Now, please allow me to go back and try to explain the first part of our charge: “What we’re looking for is a remedy that honours everyone equally, with a religion-neutral display…” Of course, we know that “religion-neutrality” is impossibility, and that all displays, rulings and proclamations reflect some sort of a values orientation. Certainly, you and I are both well aware of the correctness of that assertion. There is no values-neutrality in anything that we, the media, or the universities do. However, we have succeeded admirably in promoting this deception for our own advantage. You see, we can promote our own values till the cows come home, but nobody charges us with violating the separation between church and state. Yet whenever the church raises a counter-issue, we invariably invoke the “separation clause!” Who cares if it’s blatantly hypocritical on our part—it’s working!
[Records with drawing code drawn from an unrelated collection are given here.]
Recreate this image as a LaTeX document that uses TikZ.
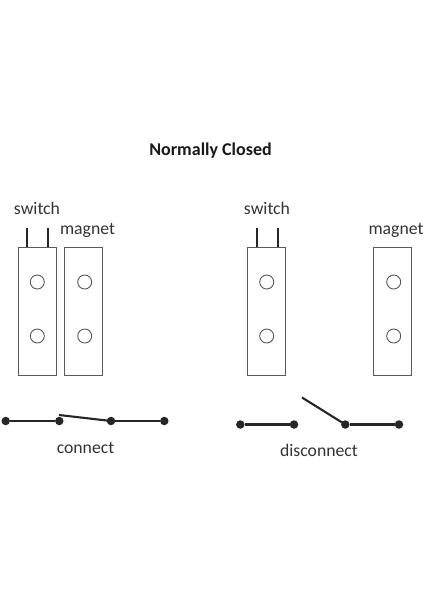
\documentclass[tikz,border=0pt]{standalone}
\usepackage{fontspec}
\setmainfont{Carlito}
\tikzset{
  x=1pt,y=-1pt,
  body/.style={draw=black!65,line width=1pt,fill=white},
  hole/.style={circle,draw=black!65,line width=0.9pt,minimum size=14pt,inner sep=0pt},
  pin/.style={draw=black!85,line width=2.1pt},
  term/.style={circle,fill=black!85,minimum size=8.5pt,inner sep=0pt},
  wire/.style={draw=black!85,line width=2.1pt},
  label/.style={text=black!80,font=\fontsize{17.7}{17.7}\selectfont,inner sep=0pt,anchor=base},
  titlelabel/.style={text=black!90,font=\fontsize{18}{18}\selectfont\bfseries,inner sep=0pt,anchor=base}
}
\begin{document}
\begin{tikzpicture}
\useasboundingbox[fill=white] (0,0) rectangle (424,600);
\node[titlelabel] (title) at (210.5,155) {Normally Closed};
% left
\node[label] (sw1) at (37,214) {switch};
\node[label] (mag1) at (87.5,234) {magnet};
\node[body,minimum width=38pt,minimum height=128pt,inner sep=0pt] (b1) at (37.3,311.5) {};
\node[body,minimum width=38pt,minimum height=128pt,inner sep=0pt] (m1) at (83.5,311.5) {};
\node[hole] (h1a) at (37.3,282) {};
\node[hole] (h1b) at (37.3,336) {};
\node[hole] (h1c) at (84.7,282) {};
\node[hole] (h1d) at (84.7,336) {};
\coordinate (p1a) at (27.3,228);
\coordinate (p1b) at (48.3,228);
\draw[pin] (p1a) -- (p1a |- b1.north);
\draw[pin] (p1b) -- (p1b |- b1.north);
\node[term] (t1) at (5.7,421) {};
\node[term] (t2) at (59.3,421) {};
\node[term] (t3) at (111,421) {};
\node[term] (t4) at (164.3,421) {};
\coordinate (bl1) at (59,415);
\draw[wire] (t1) -- (t2);
\draw[wire] (bl1) -- (t3.center);
\draw[wire] (t3) -- (t4);
\node[label] (c1) at (85.5,453) {connect};
% right
\node[label] (sw2) at (267,214) {switch};
\node[label] (mag2) at (396,234) {magnet};
\node[body,minimum width=38pt,minimum height=128pt,inner sep=0pt] (b2) at (266.8,311.5) {};
\node[body,minimum width=38pt,minimum height=128pt,inner sep=0pt] (m2) at (392.3,311.5) {};
\node[hole] (h2a) at (266.7,282) {};
\node[hole] (h2b) at (266.7,336) {};
\node[hole] (h2c) at (393.7,282) {};
\node[hole] (h2d) at (393.7,336) {};
\coordinate (p2a) at (256.7,228);
\coordinate (p2b) at (277.7,228);
\draw[pin] (p2a) -- (p2a |- b2.north);
\draw[pin] (p2b) -- (p2b |- b2.north);
\node[term] (t5) at (240.3,424.5) {};
\node[term] (t6) at (294,424.5) {};
\node[term] (t7) at (345.3,424.5) {};
\node[term] (t8) at (399,424.5) {};
\coordinate (bl2) at (302,397.5);
\draw[wire] (t5) -- (t6);
\draw[wire] (bl2) -- (t7.center);
\draw[wire] (t7) -- (t8);
\node[label] (c2) at (319,456) {disconnect};
\end{tikzpicture}
\end{document}
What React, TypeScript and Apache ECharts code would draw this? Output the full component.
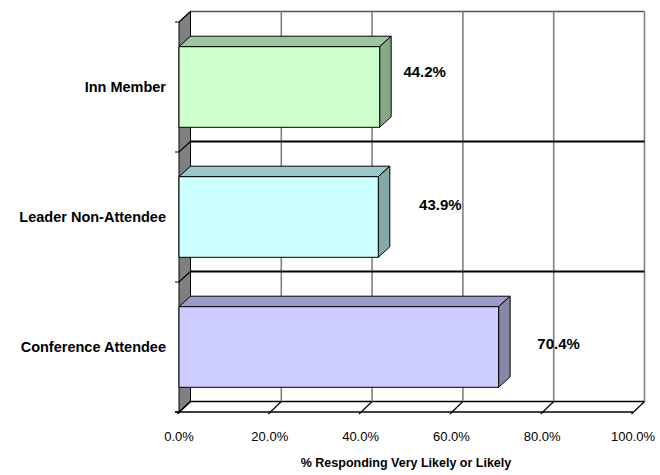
import React, { useEffect, useRef } from "react";
import * as echarts from "echarts";

// Survey results: share of respondents answering "very likely" or "likely"
const categories = ["Inn Member", "Leader Non-Attendee", "Conference Attendee"];
const values = [44.2, 43.9, 70.4];
const xTicks = [0, 20, 40, 60, 80, 100];

// Bar faces: front, top and side shading per category
const faceColors = ["#CCFFCC", "#CCFFFF", "#CCCCFF"];
const topColors = ["#9BC89B", "#9BC8C8", "#9B9BC8"];
const sideColors = ["#87A887", "#87A8A8", "#8787A8"];

// Value label nudges from the bar end (px)
const labelNudge = [
  [45, -16],
  [62, -13],
  [60, -4],
];

// 3D depth offset of the back wall relative to the front plane
const DX = 11.5;
const DY = -10.5;

const FONT = "'Liberation Sans', Arial, sans-serif";

export default function App() {
  const ref = useRef<HTMLDivElement>(null);

  useEffect(() => {
    if (!ref.current) return;
    const chart = echarts.init(ref.current, null, { renderer: "svg" });

    // Back wall gridlines, floor diagonals, left wall and front axis line
    const frameItem = (params: any, api: any) => {
      const cs = params.coordSys;
      const top = cs.y;
      const bottom = cs.y + cs.height;
      const left = cs.x;
      const right = cs.x + cs.width;
      const v = api.value(0);
      const px = api.coord([v, 0])[0];
      const children: any[] = [];
      if (params.dataIndex === 0) {
        children.push({
          type: "polygon",
          shape: {
            points: [
              [left, top],
              [left + DX, top + DY],
              [left + DX, bottom + DY],
              [left, bottom],
            ],
          },
          style: { fill: "#808080", stroke: "#000", lineWidth: 1 },
        });
        children.push({
          type: "line",
          shape: { x1: left + DX, y1: top + DY, x2: right + DX, y2: top + DY },
          style: { stroke: "#555", lineWidth: 1.5 },
        });
        children.push({
          type: "line",
          shape: { x1: left + DX, y1: bottom + DY, x2: right + DX, y2: bottom + DY },
          style: { stroke: "#000", lineWidth: 1.5 },
        });
        children.push({
          type: "line",
          shape: { x1: left - 4, y1: bottom, x2: right, y2: bottom },
          style: { stroke: "#000", lineWidth: 1.5 },
        });
      }
      children.push({
        type: "line",
        shape: { x1: px + DX, y1: top + DY, x2: px + DX, y2: bottom + DY },
        style: { stroke: v === 0 ? "#000" : "#808080", lineWidth: v === 0 ? 1 : 1.6 },
      });
      children.push({
        type: "line",
        shape: { x1: px - 1.5, y1: bottom + 2, x2: px + DX, y2: bottom + DY },
        style: { stroke: "#000", lineWidth: 1.2 },
      });
      return { type: "group", children };
    };

    // Category dividers across the back wall and left wall
    const dividerItem = (params: any, api: any) => {
      const cs = params.coordSys;
      const left = cs.x;
      const right = cs.x + cs.width;
      const idx = api.value(1);
      const yc = api.coord([0, idx])[1];
      const band = api.size([0, 1])[1];
      const edges = [yc - band / 2];
      if (params.dataIndex === categories.length - 1) edges.push(yc + band / 2);
      const children: any[] = [];
      edges.forEach((y, k) => {
        const isTop = params.dataIndex === 0 && k === 0;
        children.push({
          type: "polyline",
          shape: {
            points: [
              [left - 4, y],
              [left, y],
              [left + DX, y + DY],
            ],
          },
          style: { stroke: "#000", lineWidth: 1.2, fill: null },
        });
        if (!isTop && k === 0) {
          children.push({
            type: "line",
            shape: { x1: left + DX, y1: y + DY, x2: right + DX, y2: y + DY },
            style: { stroke: "#000", lineWidth: 1.8 },
          });
        }
      });
      return { type: "group", children };
    };

    // 3D bars: front face, top face, side face and value label
    const barItem = (params: any, api: any) => {
      const v = api.value(0);
      const i = api.value(1);
      const start = api.coord([0, i]);
      const end = api.coord([v, i]);
      const h = api.size([0, 1])[1] * 0.62;
      const x0 = start[0];
      const x1 = end[0];
      const yc = start[1];
      const y0 = yc - h / 2;
      const y1 = yc + h / 2;
      const edge = { stroke: "#000", lineWidth: 1 };
      return {
        type: "group",
        children: [
          {
            type: "polygon",
            shape: {
              points: [
                [x0, y0],
                [x0 + DX, y0 + DY],
                [x1 + DX, y0 + DY],
                [x1, y0],
              ],
            },
            style: { fill: topColors[i], ...edge },
          },
          {
            type: "polygon",
            shape: {
              points: [
                [x1, y0],
                [x1 + DX, y0 + DY],
                [x1 + DX, y1 + DY],
                [x1, y1],
              ],
            },
            style: { fill: sideColors[i], ...edge },
          },
          {
            type: "rect",
            shape: { x: x0, y: y0, width: x1 - x0, height: h },
            style: { fill: faceColors[i], ...edge },
          },
          {
            type: "text",
            x: x1 + labelNudge[i][0],
            y: yc + labelNudge[i][1],
            style: {
              text: `${v.toFixed(1)}%`,
              fill: "#000",
              font: `bold 15px ${FONT}`,
              align: "center",
              verticalAlign: "middle",
            },
          },
        ],
      };
    };

    chart.setOption({
      animation: false,
      backgroundColor: "#fff",
      grid: { left: 179, top: 22, width: 454, height: 390, containLabel: false },
      xAxis: {
        type: "value",
        min: 0,
        max: 100,
        interval: 20,
        axisLine: { show: false },
        axisTick: { show: false },
        splitLine: { show: false },
        axisLabel: {
          margin: 18,
          color: "#000",
          fontSize: 13,
          fontFamily: FONT,
          formatter: (v: number) => `${v.toFixed(1)}%`,
        },
        name: "% Responding Very Likely or Likely",
        nameLocation: "middle",
        nameGap: 44,
        nameTextStyle: { color: "#000", fontSize: 12.5, fontWeight: "bold", fontFamily: FONT },
      },
      yAxis: {
        type: "category",
        data: categories,
        inverse: true,
        axisLine: { show: false },
        axisTick: { show: false },
        splitLine: { show: false },
        axisLabel: {
          margin: 13,
          color: "#000",
          fontSize: 14.5,
          fontWeight: "bold",
          fontFamily: FONT,
        },
      },
      series: [
        {
          type: "custom",
          name: "frame",
          silent: true,
          clip: false,
          z: 1,
          renderItem: frameItem,
          encode: { x: 0, y: 1 },
          data: xTicks.map((t) => [t, 0]),
        },
        {
          type: "custom",
          name: "dividers",
          silent: true,
          clip: false,
          z: 2,
          renderItem: dividerItem,
          encode: { x: 0, y: 1 },
          data: categories.map((_, i) => [0, i]),
        },
        {
          type: "custom",
          name: "% Responding Very Likely or Likely",
          silent: true,
          clip: false,
          z: 3,
          renderItem: barItem,
          encode: { x: 0, y: 1 },
          data: values.map((v, i) => [v, i]),
        },
      ],
    });

    return () => chart.dispose();
  }, []);

  return (
    <div
      ref={ref}
      style={{ position: "fixed", left: 0, top: 0, width: 660, height: 475 }}
    />
  );
}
Let me give you some wonderful examples. We have been able to influence students towards sexual permissiveness for years. I won’t bore you with all of our strategies, but let me mention just one: values-clarification exercises. We designed these to demonstrate to students that there is no right answer. Of course, we haven’t explicitly said this, but the message is implicit nonetheless. However, when the religious simpletons start screaming that there are indeed right moral answers, we counter—once again, with phenomenal success—that they are just imposing their religion on the educational process. There’s a marvelous double-standard at work here… our stance that there are no objective values is just as religious as theirs. We say “no,” and they say “yes.” But you see, with this impressive string of victories we are amassing, their side has been virtually silenced, while we have been able to go our merry way, unscathed for the most part.

This strategy has worked in so many areas that I am breathless with excitement to share them with you. But let me end with just this one. We have succeeded in removing the school sanction for a Christian group at Hastings Law School. We argued that their religious requirement for membership and for holding office in the group violated the school’s non-discrimination policy. What the courts conveniently overlooked, for us at least, was the fact that all groups discriminate. The student Women’s Breast Cancer Support Group discriminates in favor of women. The Democratic Society discriminates in favor of democrats. I could go on and on, but I’m sure you get the point.

I can’t wait to hear from you about more of our luscious victories, the triumph of cunning over truth. I’m sure that you are rejoicing along with me as we continue to build a better world.